**Provided data:**
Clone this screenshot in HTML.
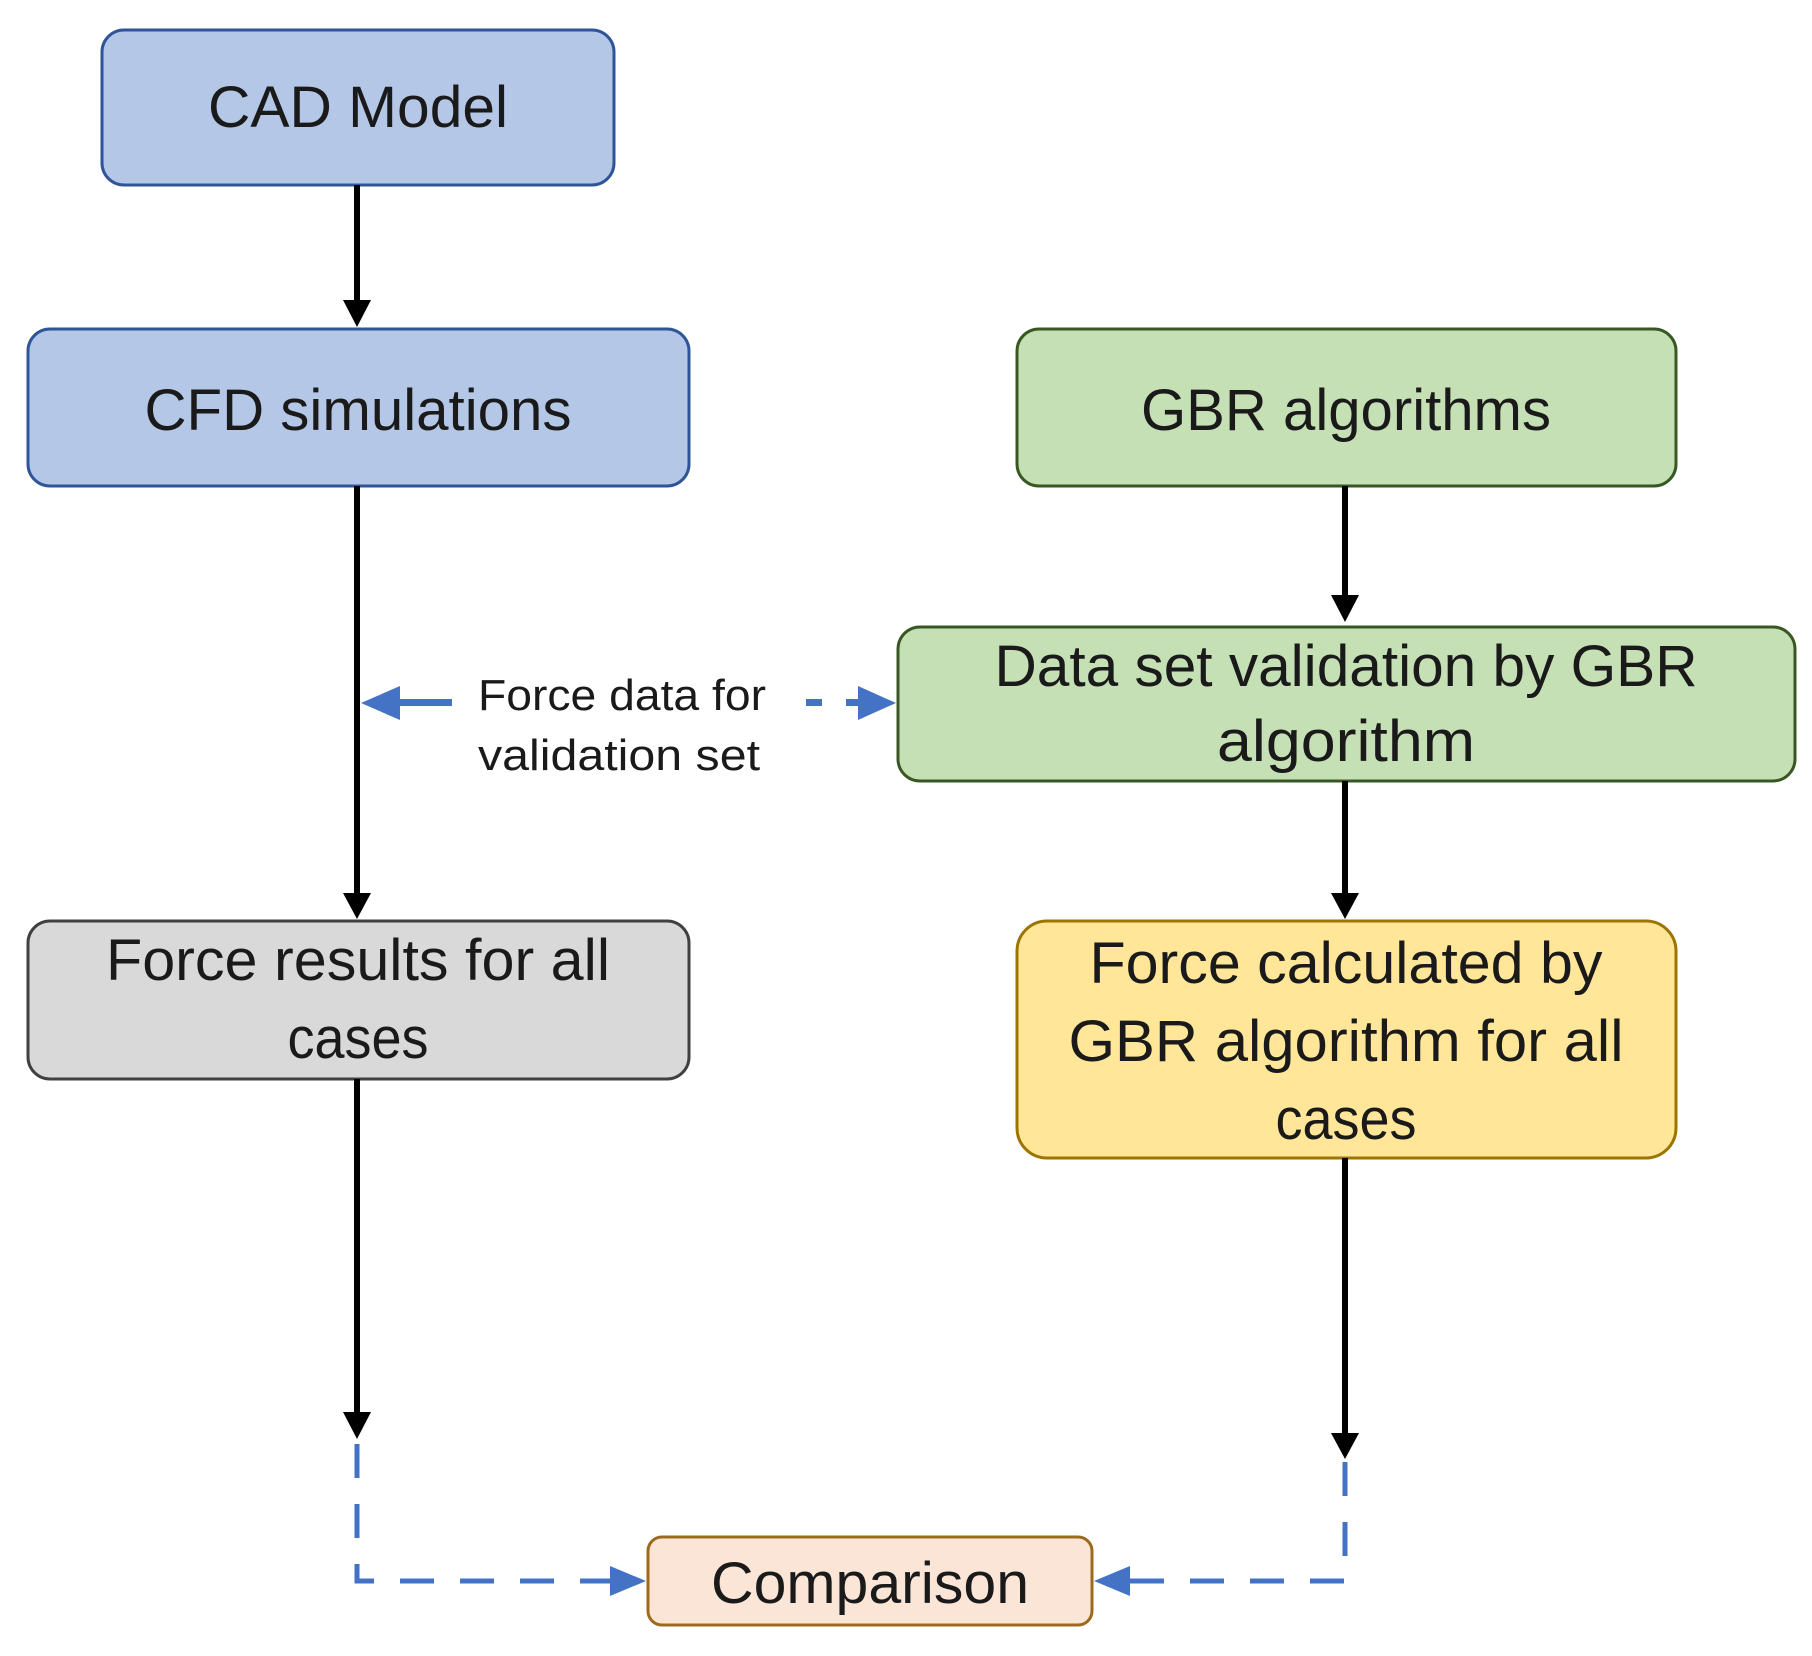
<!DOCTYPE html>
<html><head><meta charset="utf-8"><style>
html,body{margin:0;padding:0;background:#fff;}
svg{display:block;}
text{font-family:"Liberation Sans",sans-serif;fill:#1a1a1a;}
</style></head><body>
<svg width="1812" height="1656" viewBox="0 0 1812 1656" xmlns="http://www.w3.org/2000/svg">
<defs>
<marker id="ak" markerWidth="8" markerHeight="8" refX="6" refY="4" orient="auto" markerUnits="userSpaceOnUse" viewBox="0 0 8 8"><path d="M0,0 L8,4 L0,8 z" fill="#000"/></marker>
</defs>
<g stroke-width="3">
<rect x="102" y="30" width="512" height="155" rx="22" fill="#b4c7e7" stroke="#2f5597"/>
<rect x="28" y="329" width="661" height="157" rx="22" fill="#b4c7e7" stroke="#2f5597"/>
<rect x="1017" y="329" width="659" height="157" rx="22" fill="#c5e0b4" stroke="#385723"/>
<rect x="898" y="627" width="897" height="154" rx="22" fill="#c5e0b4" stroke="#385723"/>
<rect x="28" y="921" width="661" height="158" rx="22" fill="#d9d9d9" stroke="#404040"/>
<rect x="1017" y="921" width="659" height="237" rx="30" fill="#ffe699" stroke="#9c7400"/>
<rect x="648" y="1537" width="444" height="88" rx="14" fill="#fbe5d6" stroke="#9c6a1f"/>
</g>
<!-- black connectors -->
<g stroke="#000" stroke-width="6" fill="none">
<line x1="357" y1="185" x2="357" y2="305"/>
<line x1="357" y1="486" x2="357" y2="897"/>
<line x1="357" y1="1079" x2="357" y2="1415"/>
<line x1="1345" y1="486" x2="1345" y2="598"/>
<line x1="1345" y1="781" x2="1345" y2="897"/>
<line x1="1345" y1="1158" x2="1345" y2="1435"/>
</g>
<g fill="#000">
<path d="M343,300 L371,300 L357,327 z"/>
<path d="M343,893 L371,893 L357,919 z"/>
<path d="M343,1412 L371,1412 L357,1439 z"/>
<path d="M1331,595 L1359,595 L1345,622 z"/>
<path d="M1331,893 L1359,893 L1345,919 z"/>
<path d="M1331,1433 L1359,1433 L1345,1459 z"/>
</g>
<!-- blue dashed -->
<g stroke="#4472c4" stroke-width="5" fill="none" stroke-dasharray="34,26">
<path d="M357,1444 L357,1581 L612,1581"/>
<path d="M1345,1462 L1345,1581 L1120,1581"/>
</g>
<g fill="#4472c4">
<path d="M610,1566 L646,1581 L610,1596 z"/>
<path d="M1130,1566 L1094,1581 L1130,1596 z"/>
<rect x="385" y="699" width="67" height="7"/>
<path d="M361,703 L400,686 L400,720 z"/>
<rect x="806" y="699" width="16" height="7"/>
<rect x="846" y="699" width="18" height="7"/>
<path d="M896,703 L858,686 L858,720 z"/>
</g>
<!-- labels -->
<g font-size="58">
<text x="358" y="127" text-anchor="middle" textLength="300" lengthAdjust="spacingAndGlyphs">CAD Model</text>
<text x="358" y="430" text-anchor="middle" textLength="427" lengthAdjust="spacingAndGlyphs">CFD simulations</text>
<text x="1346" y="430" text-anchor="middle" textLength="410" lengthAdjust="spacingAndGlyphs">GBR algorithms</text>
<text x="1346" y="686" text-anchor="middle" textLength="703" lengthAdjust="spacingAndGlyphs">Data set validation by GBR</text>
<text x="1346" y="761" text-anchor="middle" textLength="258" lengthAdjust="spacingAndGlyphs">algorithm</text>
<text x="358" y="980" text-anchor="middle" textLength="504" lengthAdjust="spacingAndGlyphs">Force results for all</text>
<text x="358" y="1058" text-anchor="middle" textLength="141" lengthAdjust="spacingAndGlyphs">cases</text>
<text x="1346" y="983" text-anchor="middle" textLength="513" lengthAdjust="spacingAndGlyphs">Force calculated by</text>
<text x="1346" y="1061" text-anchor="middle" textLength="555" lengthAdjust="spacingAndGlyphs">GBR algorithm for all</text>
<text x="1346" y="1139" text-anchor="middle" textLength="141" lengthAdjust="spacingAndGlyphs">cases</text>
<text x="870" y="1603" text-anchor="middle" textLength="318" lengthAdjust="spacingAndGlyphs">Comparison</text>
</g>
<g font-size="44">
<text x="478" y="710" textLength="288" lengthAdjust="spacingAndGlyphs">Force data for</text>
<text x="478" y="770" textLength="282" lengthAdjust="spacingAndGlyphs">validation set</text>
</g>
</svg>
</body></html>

**Your goal:**
Print out the lines exactly, skipping any picture.

**Response:**
Clone this screenshot in HTML.
<!DOCTYPE html>
<html><head><meta charset="utf-8"><style>
html,body{margin:0;padding:0;background:#fff;}
svg{display:block;}
text{font-family:"Liberation Sans",sans-serif;fill:#1a1a1a;}
</style></head><body>
<svg width="1812" height="1656" viewBox="0 0 1812 1656" xmlns="http://www.w3.org/2000/svg">
<defs>
<marker id="ak" markerWidth="8" markerHeight="8" refX="6" refY="4" orient="auto" markerUnits="userSpaceOnUse" viewBox="0 0 8 8"><path d="M0,0 L8,4 L0,8 z" fill="#000"/></marker>
</defs>
<g stroke-width="3">
<rect x="102" y="30" width="512" height="155" rx="22" fill="#b4c7e7" stroke="#2f5597"/>
<rect x="28" y="329" width="661" height="157" rx="22" fill="#b4c7e7" stroke="#2f5597"/>
<rect x="1017" y="329" width="659" height="157" rx="22" fill="#c5e0b4" stroke="#385723"/>
<rect x="898" y="627" width="897" height="154" rx="22" fill="#c5e0b4" stroke="#385723"/>
<rect x="28" y="921" width="661" height="158" rx="22" fill="#d9d9d9" stroke="#404040"/>
<rect x="1017" y="921" width="659" height="237" rx="30" fill="#ffe699" stroke="#9c7400"/>
<rect x="648" y="1537" width="444" height="88" rx="14" fill="#fbe5d6" stroke="#9c6a1f"/>
</g>
<!-- black connectors -->
<g stroke="#000" stroke-width="6" fill="none">
<line x1="357" y1="185" x2="357" y2="305"/>
<line x1="357" y1="486" x2="357" y2="897"/>
<line x1="357" y1="1079" x2="357" y2="1415"/>
<line x1="1345" y1="486" x2="1345" y2="598"/>
<line x1="1345" y1="781" x2="1345" y2="897"/>
<line x1="1345" y1="1158" x2="1345" y2="1435"/>
</g>
<g fill="#000">
<path d="M343,300 L371,300 L357,327 z"/>
<path d="M343,893 L371,893 L357,919 z"/>
<path d="M343,1412 L371,1412 L357,1439 z"/>
<path d="M1331,595 L1359,595 L1345,622 z"/>
<path d="M1331,893 L1359,893 L1345,919 z"/>
<path d="M1331,1433 L1359,1433 L1345,1459 z"/>
</g>
<!-- blue dashed -->
<g stroke="#4472c4" stroke-width="5" fill="none" stroke-dasharray="34,26">
<path d="M357,1444 L357,1581 L612,1581"/>
<path d="M1345,1462 L1345,1581 L1120,1581"/>
</g>
<g fill="#4472c4">
<path d="M610,1566 L646,1581 L610,1596 z"/>
<path d="M1130,1566 L1094,1581 L1130,1596 z"/>
<rect x="385" y="699" width="67" height="7"/>
<path d="M361,703 L400,686 L400,720 z"/>
<rect x="806" y="699" width="16" height="7"/>
<rect x="846" y="699" width="18" height="7"/>
<path d="M896,703 L858,686 L858,720 z"/>
</g>
<!-- labels -->
<g font-size="58">
<text x="358" y="127" text-anchor="middle" textLength="300" lengthAdjust="spacingAndGlyphs">CAD Model</text>
<text x="358" y="430" text-anchor="middle" textLength="427" lengthAdjust="spacingAndGlyphs">CFD simulations</text>
<text x="1346" y="430" text-anchor="middle" textLength="410" lengthAdjust="spacingAndGlyphs">GBR algorithms</text>
<text x="1346" y="686" text-anchor="middle" textLength="703" lengthAdjust="spacingAndGlyphs">Data set validation by GBR</text>
<text x="1346" y="761" text-anchor="middle" textLength="258" lengthAdjust="spacingAndGlyphs">algorithm</text>
<text x="358" y="980" text-anchor="middle" textLength="504" lengthAdjust="spacingAndGlyphs">Force results for all</text>
<text x="358" y="1058" text-anchor="middle" textLength="141" lengthAdjust="spacingAndGlyphs">cases</text>
<text x="1346" y="983" text-anchor="middle" textLength="513" lengthAdjust="spacingAndGlyphs">Force calculated by</text>
<text x="1346" y="1061" text-anchor="middle" textLength="555" lengthAdjust="spacingAndGlyphs">GBR algorithm for all</text>
<text x="1346" y="1139" text-anchor="middle" textLength="141" lengthAdjust="spacingAndGlyphs">cases</text>
<text x="870" y="1603" text-anchor="middle" textLength="318" lengthAdjust="spacingAndGlyphs">Comparison</text>
</g>
<g font-size="44">
<text x="478" y="710" textLength="288" lengthAdjust="spacingAndGlyphs">Force data for</text>
<text x="478" y="770" textLength="282" lengthAdjust="spacingAndGlyphs">validation set</text>
</g>
</svg>
</body></html>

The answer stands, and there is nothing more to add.